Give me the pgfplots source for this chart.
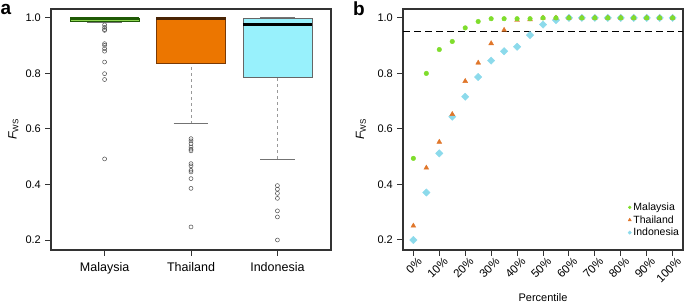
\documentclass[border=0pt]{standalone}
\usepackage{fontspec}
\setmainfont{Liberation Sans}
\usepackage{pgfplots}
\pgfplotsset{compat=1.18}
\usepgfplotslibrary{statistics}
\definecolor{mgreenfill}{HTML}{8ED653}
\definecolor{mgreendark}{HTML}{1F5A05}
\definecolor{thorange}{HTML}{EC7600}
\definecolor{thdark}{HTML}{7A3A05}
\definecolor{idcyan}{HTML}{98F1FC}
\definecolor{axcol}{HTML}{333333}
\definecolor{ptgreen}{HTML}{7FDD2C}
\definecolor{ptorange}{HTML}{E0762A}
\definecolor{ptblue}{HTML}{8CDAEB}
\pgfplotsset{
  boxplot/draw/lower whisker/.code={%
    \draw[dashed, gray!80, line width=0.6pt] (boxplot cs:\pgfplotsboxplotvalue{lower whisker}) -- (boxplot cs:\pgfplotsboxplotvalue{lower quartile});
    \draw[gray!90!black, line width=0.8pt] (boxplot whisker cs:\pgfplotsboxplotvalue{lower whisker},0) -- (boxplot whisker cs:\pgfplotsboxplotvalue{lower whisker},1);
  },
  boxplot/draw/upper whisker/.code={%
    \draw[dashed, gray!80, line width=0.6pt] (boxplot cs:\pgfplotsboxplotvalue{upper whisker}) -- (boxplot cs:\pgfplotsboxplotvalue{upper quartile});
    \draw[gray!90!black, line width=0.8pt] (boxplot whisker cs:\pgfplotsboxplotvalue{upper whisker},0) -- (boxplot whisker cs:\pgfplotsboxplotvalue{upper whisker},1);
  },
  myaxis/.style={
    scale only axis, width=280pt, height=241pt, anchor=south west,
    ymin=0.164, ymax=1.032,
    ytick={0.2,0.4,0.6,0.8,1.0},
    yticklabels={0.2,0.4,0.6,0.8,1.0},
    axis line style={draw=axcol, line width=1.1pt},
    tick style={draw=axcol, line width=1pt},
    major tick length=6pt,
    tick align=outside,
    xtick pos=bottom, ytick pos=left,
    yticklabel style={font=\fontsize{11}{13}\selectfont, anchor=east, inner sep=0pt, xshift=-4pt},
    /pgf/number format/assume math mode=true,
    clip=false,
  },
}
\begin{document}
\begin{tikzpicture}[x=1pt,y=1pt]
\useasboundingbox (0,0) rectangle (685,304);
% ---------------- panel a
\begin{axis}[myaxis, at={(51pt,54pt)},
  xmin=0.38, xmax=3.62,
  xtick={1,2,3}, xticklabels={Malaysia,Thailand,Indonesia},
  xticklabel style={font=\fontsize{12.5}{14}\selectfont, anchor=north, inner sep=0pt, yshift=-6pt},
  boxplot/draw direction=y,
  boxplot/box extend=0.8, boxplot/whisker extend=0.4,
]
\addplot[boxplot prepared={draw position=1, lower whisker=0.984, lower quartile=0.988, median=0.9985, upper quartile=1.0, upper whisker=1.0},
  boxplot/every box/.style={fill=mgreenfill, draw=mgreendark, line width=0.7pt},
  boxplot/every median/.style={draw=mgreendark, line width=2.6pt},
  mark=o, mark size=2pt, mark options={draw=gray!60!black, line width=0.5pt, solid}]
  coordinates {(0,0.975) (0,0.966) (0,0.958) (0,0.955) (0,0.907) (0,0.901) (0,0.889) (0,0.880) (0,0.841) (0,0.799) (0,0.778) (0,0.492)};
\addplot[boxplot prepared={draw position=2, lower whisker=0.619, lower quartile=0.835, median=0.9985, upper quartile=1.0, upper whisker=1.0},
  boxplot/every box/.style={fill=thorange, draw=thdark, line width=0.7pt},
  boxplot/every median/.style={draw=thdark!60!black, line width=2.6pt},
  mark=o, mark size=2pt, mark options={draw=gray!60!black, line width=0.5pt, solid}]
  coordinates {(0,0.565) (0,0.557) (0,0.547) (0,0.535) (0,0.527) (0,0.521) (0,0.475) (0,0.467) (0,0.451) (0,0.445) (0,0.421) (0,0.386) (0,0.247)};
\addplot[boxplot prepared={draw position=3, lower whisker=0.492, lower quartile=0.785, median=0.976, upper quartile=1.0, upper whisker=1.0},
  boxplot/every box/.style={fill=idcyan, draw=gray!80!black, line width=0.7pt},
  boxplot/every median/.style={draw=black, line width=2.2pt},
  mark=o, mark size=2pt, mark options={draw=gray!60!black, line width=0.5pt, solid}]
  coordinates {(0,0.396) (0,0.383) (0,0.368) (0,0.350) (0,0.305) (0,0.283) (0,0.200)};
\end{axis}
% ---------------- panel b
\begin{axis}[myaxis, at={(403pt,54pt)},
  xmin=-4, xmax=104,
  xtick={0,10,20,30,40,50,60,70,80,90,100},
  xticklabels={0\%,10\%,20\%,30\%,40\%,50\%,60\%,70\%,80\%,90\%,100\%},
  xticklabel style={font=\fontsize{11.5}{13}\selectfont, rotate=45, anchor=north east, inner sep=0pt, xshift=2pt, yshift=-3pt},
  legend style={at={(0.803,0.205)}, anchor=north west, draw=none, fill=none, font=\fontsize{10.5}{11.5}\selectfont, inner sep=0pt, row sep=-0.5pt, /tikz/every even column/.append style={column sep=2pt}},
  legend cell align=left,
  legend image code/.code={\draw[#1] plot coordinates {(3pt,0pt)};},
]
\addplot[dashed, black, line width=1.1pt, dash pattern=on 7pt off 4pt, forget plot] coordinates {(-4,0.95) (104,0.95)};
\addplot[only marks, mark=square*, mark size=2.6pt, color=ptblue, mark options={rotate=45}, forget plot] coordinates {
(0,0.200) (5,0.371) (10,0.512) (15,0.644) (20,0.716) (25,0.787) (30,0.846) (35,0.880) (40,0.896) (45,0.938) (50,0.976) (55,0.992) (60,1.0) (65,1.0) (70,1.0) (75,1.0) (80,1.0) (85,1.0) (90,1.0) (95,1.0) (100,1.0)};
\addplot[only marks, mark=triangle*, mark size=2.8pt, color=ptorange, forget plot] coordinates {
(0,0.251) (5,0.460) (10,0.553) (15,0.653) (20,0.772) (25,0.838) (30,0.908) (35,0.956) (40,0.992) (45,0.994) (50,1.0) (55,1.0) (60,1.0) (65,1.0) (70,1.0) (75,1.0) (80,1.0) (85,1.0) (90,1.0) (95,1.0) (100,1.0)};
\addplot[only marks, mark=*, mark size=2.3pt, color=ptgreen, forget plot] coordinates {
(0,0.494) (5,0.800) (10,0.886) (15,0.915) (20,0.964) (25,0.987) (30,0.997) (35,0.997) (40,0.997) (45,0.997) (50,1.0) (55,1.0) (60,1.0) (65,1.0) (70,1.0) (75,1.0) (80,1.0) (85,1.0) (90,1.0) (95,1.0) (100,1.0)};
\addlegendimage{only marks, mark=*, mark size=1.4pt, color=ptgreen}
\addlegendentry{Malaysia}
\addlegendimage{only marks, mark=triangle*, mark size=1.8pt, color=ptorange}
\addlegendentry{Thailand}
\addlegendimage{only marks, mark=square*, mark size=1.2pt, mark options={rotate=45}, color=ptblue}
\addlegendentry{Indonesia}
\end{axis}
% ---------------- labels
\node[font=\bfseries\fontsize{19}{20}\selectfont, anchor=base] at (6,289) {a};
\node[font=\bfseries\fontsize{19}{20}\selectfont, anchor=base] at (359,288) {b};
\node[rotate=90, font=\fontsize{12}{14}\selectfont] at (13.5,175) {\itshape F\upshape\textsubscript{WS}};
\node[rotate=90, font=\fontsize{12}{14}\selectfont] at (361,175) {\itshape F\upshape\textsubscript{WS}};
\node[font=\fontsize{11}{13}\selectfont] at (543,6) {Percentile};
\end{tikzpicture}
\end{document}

* * * * * * *

-- Written request --
Reproduce the full listing above verbatim, with no pictures included.

-- Solution to this problem --
Give me the pgfplots source for this chart.
\documentclass[border=0pt]{standalone}
\usepackage{fontspec}
\setmainfont{Liberation Sans}
\usepackage{pgfplots}
\pgfplotsset{compat=1.18}
\usepgfplotslibrary{statistics}
\definecolor{mgreenfill}{HTML}{8ED653}
\definecolor{mgreendark}{HTML}{1F5A05}
\definecolor{thorange}{HTML}{EC7600}
\definecolor{thdark}{HTML}{7A3A05}
\definecolor{idcyan}{HTML}{98F1FC}
\definecolor{axcol}{HTML}{333333}
\definecolor{ptgreen}{HTML}{7FDD2C}
\definecolor{ptorange}{HTML}{E0762A}
\definecolor{ptblue}{HTML}{8CDAEB}
\pgfplotsset{
  boxplot/draw/lower whisker/.code={%
    \draw[dashed, gray!80, line width=0.6pt] (boxplot cs:\pgfplotsboxplotvalue{lower whisker}) -- (boxplot cs:\pgfplotsboxplotvalue{lower quartile});
    \draw[gray!90!black, line width=0.8pt] (boxplot whisker cs:\pgfplotsboxplotvalue{lower whisker},0) -- (boxplot whisker cs:\pgfplotsboxplotvalue{lower whisker},1);
  },
  boxplot/draw/upper whisker/.code={%
    \draw[dashed, gray!80, line width=0.6pt] (boxplot cs:\pgfplotsboxplotvalue{upper whisker}) -- (boxplot cs:\pgfplotsboxplotvalue{upper quartile});
    \draw[gray!90!black, line width=0.8pt] (boxplot whisker cs:\pgfplotsboxplotvalue{upper whisker},0) -- (boxplot whisker cs:\pgfplotsboxplotvalue{upper whisker},1);
  },
  myaxis/.style={
    scale only axis, width=280pt, height=241pt, anchor=south west,
    ymin=0.164, ymax=1.032,
    ytick={0.2,0.4,0.6,0.8,1.0},
    yticklabels={0.2,0.4,0.6,0.8,1.0},
    axis line style={draw=axcol, line width=1.1pt},
    tick style={draw=axcol, line width=1pt},
    major tick length=6pt,
    tick align=outside,
    xtick pos=bottom, ytick pos=left,
    yticklabel style={font=\fontsize{11}{13}\selectfont, anchor=east, inner sep=0pt, xshift=-4pt},
    /pgf/number format/assume math mode=true,
    clip=false,
  },
}
\begin{document}
\begin{tikzpicture}[x=1pt,y=1pt]
\useasboundingbox (0,0) rectangle (685,304);
% ---------------- panel a
\begin{axis}[myaxis, at={(51pt,54pt)},
  xmin=0.38, xmax=3.62,
  xtick={1,2,3}, xticklabels={Malaysia,Thailand,Indonesia},
  xticklabel style={font=\fontsize{12.5}{14}\selectfont, anchor=north, inner sep=0pt, yshift=-6pt},
  boxplot/draw direction=y,
  boxplot/box extend=0.8, boxplot/whisker extend=0.4,
]
\addplot[boxplot prepared={draw position=1, lower whisker=0.984, lower quartile=0.988, median=0.9985, upper quartile=1.0, upper whisker=1.0},
  boxplot/every box/.style={fill=mgreenfill, draw=mgreendark, line width=0.7pt},
  boxplot/every median/.style={draw=mgreendark, line width=2.6pt},
  mark=o, mark size=2pt, mark options={draw=gray!60!black, line width=0.5pt, solid}]
  coordinates {(0,0.975) (0,0.966) (0,0.958) (0,0.955) (0,0.907) (0,0.901) (0,0.889) (0,0.880) (0,0.841) (0,0.799) (0,0.778) (0,0.492)};
\addplot[boxplot prepared={draw position=2, lower whisker=0.619, lower quartile=0.835, median=0.9985, upper quartile=1.0, upper whisker=1.0},
  boxplot/every box/.style={fill=thorange, draw=thdark, line width=0.7pt},
  boxplot/every median/.style={draw=thdark!60!black, line width=2.6pt},
  mark=o, mark size=2pt, mark options={draw=gray!60!black, line width=0.5pt, solid}]
  coordinates {(0,0.565) (0,0.557) (0,0.547) (0,0.535) (0,0.527) (0,0.521) (0,0.475) (0,0.467) (0,0.451) (0,0.445) (0,0.421) (0,0.386) (0,0.247)};
\addplot[boxplot prepared={draw position=3, lower whisker=0.492, lower quartile=0.785, median=0.976, upper quartile=1.0, upper whisker=1.0},
  boxplot/every box/.style={fill=idcyan, draw=gray!80!black, line width=0.7pt},
  boxplot/every median/.style={draw=black, line width=2.2pt},
  mark=o, mark size=2pt, mark options={draw=gray!60!black, line width=0.5pt, solid}]
  coordinates {(0,0.396) (0,0.383) (0,0.368) (0,0.350) (0,0.305) (0,0.283) (0,0.200)};
\end{axis}
% ---------------- panel b
\begin{axis}[myaxis, at={(403pt,54pt)},
  xmin=-4, xmax=104,
  xtick={0,10,20,30,40,50,60,70,80,90,100},
  xticklabels={0\%,10\%,20\%,30\%,40\%,50\%,60\%,70\%,80\%,90\%,100\%},
  xticklabel style={font=\fontsize{11.5}{13}\selectfont, rotate=45, anchor=north east, inner sep=0pt, xshift=2pt, yshift=-3pt},
  legend style={at={(0.803,0.205)}, anchor=north west, draw=none, fill=none, font=\fontsize{10.5}{11.5}\selectfont, inner sep=0pt, row sep=-0.5pt, /tikz/every even column/.append style={column sep=2pt}},
  legend cell align=left,
  legend image code/.code={\draw[#1] plot coordinates {(3pt,0pt)};},
]
\addplot[dashed, black, line width=1.1pt, dash pattern=on 7pt off 4pt, forget plot] coordinates {(-4,0.95) (104,0.95)};
\addplot[only marks, mark=square*, mark size=2.6pt, color=ptblue, mark options={rotate=45}, forget plot] coordinates {
(0,0.200) (5,0.371) (10,0.512) (15,0.644) (20,0.716) (25,0.787) (30,0.846) (35,0.880) (40,0.896) (45,0.938) (50,0.976) (55,0.992) (60,1.0) (65,1.0) (70,1.0) (75,1.0) (80,1.0) (85,1.0) (90,1.0) (95,1.0) (100,1.0)};
\addplot[only marks, mark=triangle*, mark size=2.8pt, color=ptorange, forget plot] coordinates {
(0,0.251) (5,0.460) (10,0.553) (15,0.653) (20,0.772) (25,0.838) (30,0.908) (35,0.956) (40,0.992) (45,0.994) (50,1.0) (55,1.0) (60,1.0) (65,1.0) (70,1.0) (75,1.0) (80,1.0) (85,1.0) (90,1.0) (95,1.0) (100,1.0)};
\addplot[only marks, mark=*, mark size=2.3pt, color=ptgreen, forget plot] coordinates {
(0,0.494) (5,0.800) (10,0.886) (15,0.915) (20,0.964) (25,0.987) (30,0.997) (35,0.997) (40,0.997) (45,0.997) (50,1.0) (55,1.0) (60,1.0) (65,1.0) (70,1.0) (75,1.0) (80,1.0) (85,1.0) (90,1.0) (95,1.0) (100,1.0)};
\addlegendimage{only marks, mark=*, mark size=1.4pt, color=ptgreen}
\addlegendentry{Malaysia}
\addlegendimage{only marks, mark=triangle*, mark size=1.8pt, color=ptorange}
\addlegendentry{Thailand}
\addlegendimage{only marks, mark=square*, mark size=1.2pt, mark options={rotate=45}, color=ptblue}
\addlegendentry{Indonesia}
\end{axis}
% ---------------- labels
\node[font=\bfseries\fontsize{19}{20}\selectfont, anchor=base] at (6,289) {a};
\node[font=\bfseries\fontsize{19}{20}\selectfont, anchor=base] at (359,288) {b};
\node[rotate=90, font=\fontsize{12}{14}\selectfont] at (13.5,175) {\itshape F\upshape\textsubscript{WS}};
\node[rotate=90, font=\fontsize{12}{14}\selectfont] at (361,175) {\itshape F\upshape\textsubscript{WS}};
\node[font=\fontsize{11}{13}\selectfont] at (543,6) {Percentile};
\end{tikzpicture}
\end{document}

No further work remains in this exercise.